The loop part gives the following nice assembly:

.LBB1_3:                                ;   in Loop: Header=BB1_4 Depth=1
    s_or_b64 exec, exec, s[12:13]
    v_mov_b32_e32 v2, s2
    v_mov_b32_e32 v3, s3
    v_cmp_lt_u64_e32 vcc, s[10:11], v[2:3]
    v_add_u32_e32 v0, 64, v0
    s_add_i32 s10, s10, 1
    v_add_u32_e32 v1, 0x100, v1
    s_and_b64 vcc, exec, vcc
    s_cbranch_vccz .LBB1_6
.LBB1_4:                                ; =>This Inner Loop Header: Depth=1
    v_cmp_gt_u32_e32 vcc, s14, v0
    s_and_saveexec_b64 s[12:13], vcc
    s_cbranch_execz .LBB1_3
; %bb.5:                                ;   in Loop: Header=BB1_4 Depth=1
    global_load_dword v2, v1, s[0:1]
    global_load_dword v3, v1, s[4:5]
    global_load_dword v4, v1, s[6:7]
    s_waitcnt vmcnt(1)
    v_add_f32_e32 v2, v2, v3
    s_waitcnt vmcnt(0)
    v_add_f32_e32 v2, v2, v4
    global_store_dword v1, v2, s[8:9]
    s_branch .LBB1_3

[snikitav]

@EugeneZelenko may I take this one?

[EugeneZelenko]

@snikitav: Will be good idea to ask @arsenm, who is most active developer of the backend.

[arsenm]

Would it be possible to have intrinsics to have access to the base + offset versions of the load/store instructions?
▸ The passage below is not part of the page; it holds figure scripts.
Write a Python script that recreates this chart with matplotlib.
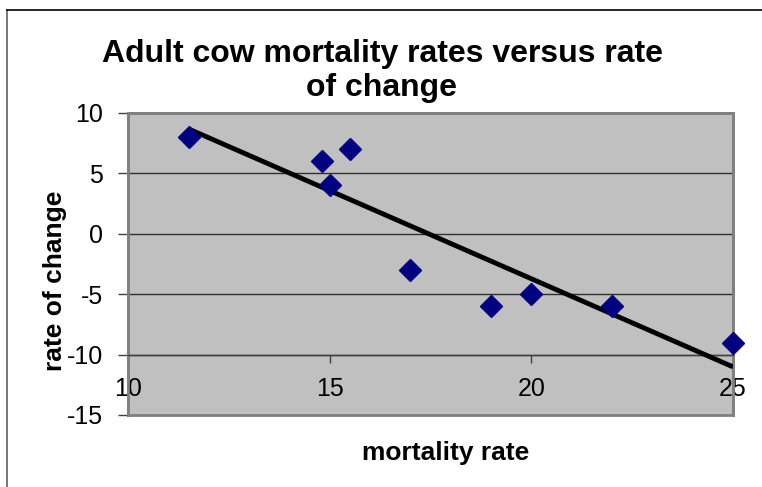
import numpy as np
import matplotlib
matplotlib.use("Agg")
import matplotlib.pyplot as plt
from matplotlib.patches import Rectangle
from matplotlib.lines import Line2D

mortality_rate = [11.5, 14.8, 15.0, 15.5, 17.0, 19.0, 20.0, 22.0, 25.0]
rate_of_change = [8, 6, 4, 7, -3, -6, -5, -6, -9]
x_ticks = [10, 15, 20, 25]
y_ticks = [-15, -10, -5, 0, 5, 10]

plt.rcParams['font.family'] = ['Liberation Sans', 'DejaVu Sans']
plt.rcParams['axes.unicode_minus'] = False

fig = plt.figure(figsize=(7.62, 4.87), dpi=100)
# chart area border
fig.add_artist(Line2D([7/762, 7/762], [0, 1 - 10/487], color='#606060', lw=1.2, transform=fig.transFigure))
fig.add_artist(Line2D([7/762, 1], [1 - 10/487, 1 - 10/487], color='black', lw=1.2, transform=fig.transFigure))

ax = fig.add_axes([128/762, (487-415)/487, (733-128)/762, (415-113)/487])
ax.set_facecolor('#C0C0C0')
ax.set_xlim(10, 25)
ax.set_ylim(-15, 10)

for v in y_ticks[1:-1]:
    ax.axhline(v, color='#303030', lw=1.0, zorder=1)

for s in ['top', 'right', 'left']:
    ax.spines[s].set_color('#808080')
    ax.spines[s].set_linewidth(2)
ax.spines['bottom'].set_position(('data', -10))
ax.spines['bottom'].set_color('#404040')
ax.spines['bottom'].set_linewidth(1)
ax.add_patch(Rectangle((0, 0), 1, 1, transform=ax.transAxes, fill=False,
                       edgecolor='#808080', lw=2, zorder=0.5, clip_on=False))

ax.set_xticks(x_ticks)
ax.set_yticks(y_ticks)
ax.tick_params(axis='x', direction='out', length=6, width=1, color='#404040', pad=10, labelsize=18)
ax.tick_params(axis='y', direction='out', length=7, width=1, color='#404040', pad=11, labelsize=18)

coef = np.polyfit(mortality_rate, rate_of_change, 1)
xl = np.array([min(mortality_rate), max(mortality_rate)])
ax.plot(xl, np.polyval(coef, xl), color='black', lw=3.5, zorder=3, solid_capstyle='butt')

ax.plot(mortality_rate, rate_of_change, linestyle='none', marker='D', markersize=11.5,
        color='#000080', zorder=4, clip_on=False)

fig.text(382/762, 1 - 71/487, 'Adult cow mortality rates versus rate\nof change',
         ha='center', va='center', fontsize=23, fontweight='bold', linespacing=1.2)
fig.text(446/762, 1 - 453/487, 'mortality rate', ha='center', va='center',
         fontsize=19, fontweight='bold')
fig.text(55/762, 1 - 281/487, 'rate of change', ha='center', va='center',
         fontsize=19, fontweight='bold', rotation=90)

fig.savefig('out.png', dpi=100)
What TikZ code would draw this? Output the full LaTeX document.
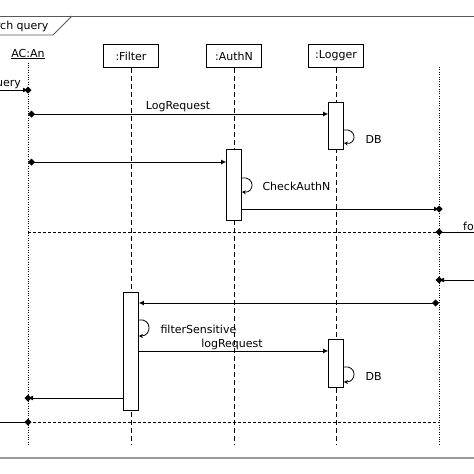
\documentclass[tikz,border=0pt]{standalone}
\usepackage{fontspec}
\setmainfont{DejaVu Sans}
\usetikzlibrary{arrows.meta}
\begin{document}
\begin{tikzpicture}[x=1pt,y=-1pt,font=\fontsize{11}{12}\selectfont,
  obj/.style={draw,thick,minimum width=55pt,minimum height=23pt,inner sep=1pt},
  life/.style={dashed,thick,dash pattern=on 5pt off 3pt},
  dotlife/.style={dotted,thin},
  act/.style={draw,fill=white,thick,minimum width=15pt,inner sep=0pt},
  msg/.style={thick,-{Latex[length=5pt,width=5pt]}},
  dm/.style={thick,{Diamond[length=7pt,width=7pt]}-{Latex[length=5pt,width=5pt]}},
  ret/.style={thick,dashed,dash pattern=on 3pt off 2pt},
  self/.style={thick,-{Stealth[length=4pt,width=4pt]}},
  dia/.style={insert path={+(-3.5,0) -- +(0,-3.5) -- +(3.5,0) -- +(0,3.5) -- cycle}}]
\useasboundingbox (0,0) rectangle (474,474);
% frame
\draw[thick,gray!70!black] (0,16) -- (474,16);
\draw[thick,gray!70!black] (0,35) -- (53,35) -- (72,16);
\node[anchor=east] (title) at (52,26) {rch query};
\draw[line width=1.5pt,gray!80] (0,458) -- (474,458);
% objects
\node (ac) at (28,54) {\underline{AC:An}};
\node[obj] (f) at (131,56) {:Filter};
\node[obj] (a) at (234,56) {:AuthN};
\node[obj] (l) at (336,56) {:Logger};
\coordinate (acB) at (28,445);
\coordinate (fB) at (131,445);
\coordinate (aB) at (234,445);
\coordinate (lB) at (336,445);
\coordinate (rT) at (439,67);
\coordinate (rB) at (439,445);
\draw[dotlife] (ac.south) -- (acB);
\draw[life] (f.south) -- (fB);
\draw[life] (a.south) -- (aB);
\draw[life] (l.south) -- (lB);
\draw[dotlife] (rT) -- (rB);
% activations
\node[act,minimum height=47pt] (l1) at (336,125.5) {};
\node[act,minimum height=71pt] (a1) at (234,184.5) {};
\node[act,minimum height=118pt] (f1) at (131,351) {};
\node[act,minimum height=48pt] (l2) at (336,363) {};
% coordinates
\coordinate (q0) at (0,90); \coordinate (q1) at (28,90);
\coordinate (m1) at (28,114); \coordinate (m2) at (28,162);
\coordinate (r1) at (439,209);
\coordinate (d0) at (28,232); \coordinate (d1) at (439,232); \coordinate (d2) at (474,232);
\coordinate (e0) at (474,280); \coordinate (e1) at (439,280);
\coordinate (g0) at (439,303);
\coordinate (h1) at (28,398);
\coordinate (k0) at (0,422); \coordinate (k1) at (28,422); \coordinate (k2) at (439,422);
% messages
\draw[msg] (q0) -- (q1);
\node[anchor=south east,inner sep=1pt] (ql) at (22,90) {query};
\fill (q1) [dia];
\draw[dm] (m1) -- node[above,pos=0.5,inner sep=1.5pt] (lr) {LogRequest} (l1.west |- m1);
\draw[dm] (m2) -- (a1.west |- m2);
\draw[msg] (a1.east |- r1) -- (r1);
\fill (r1) [dia];
\draw[ret] (d0) -- (d1);
\draw[thick] (d1) -- (d2);
\node[anchor=south west,inner sep=1pt] (fo) at (462,232) {fo};
\fill (d1) [dia];
\draw[msg] (e0) -- (e1);
\fill (e1) [dia];
\draw[dm] (g0) -- (f1.east |- g0);
\draw[msg] (f1.east |- 0,351) -- (l2.west |- 0,351);
\node[anchor=south,inner sep=1pt] (lr2) at (232,351) {logRequest};
\draw[msg] (f1.west |- h1) -- (h1);
\fill (h1) [dia];
\draw[ret] (k1) -- (k2);
\draw[thick] (k0) -- (k1);
\fill (k1) [dia];
% self loops
\draw[self] (l1.east |- 0,130) .. controls (357,128) and (357,145) .. (l1.east |- 0,143);
\node[anchor=west] (db1) at (362,139) {DB};
\draw[self] (a1.east |- 0,178) .. controls (255,176) and (255,193) .. (a1.east |- 0,192);
\node[anchor=west] (ca) at (259,186) {CheckAuthN};
\draw[self] (f1.east |- 0,320) .. controls (152,318) and (152,336) .. (f1.east |- 0,336);
\node[anchor=west] (fs) at (157,329) {filterSensitive};
\draw[self] (l2.east |- 0,367) .. controls (357,365) and (357,382) .. (l2.east |- 0,382);
\node[anchor=west] (db2) at (362,376) {DB};
\end{tikzpicture}
\end{document}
No, that's a maintenance headache. For the backend, and user code. The addressing modes change all the time. We do try to make use of these, but the addressing modes are less useful than you would hope since we need to prove lack of overflow to reassociate the expression into the forms they need.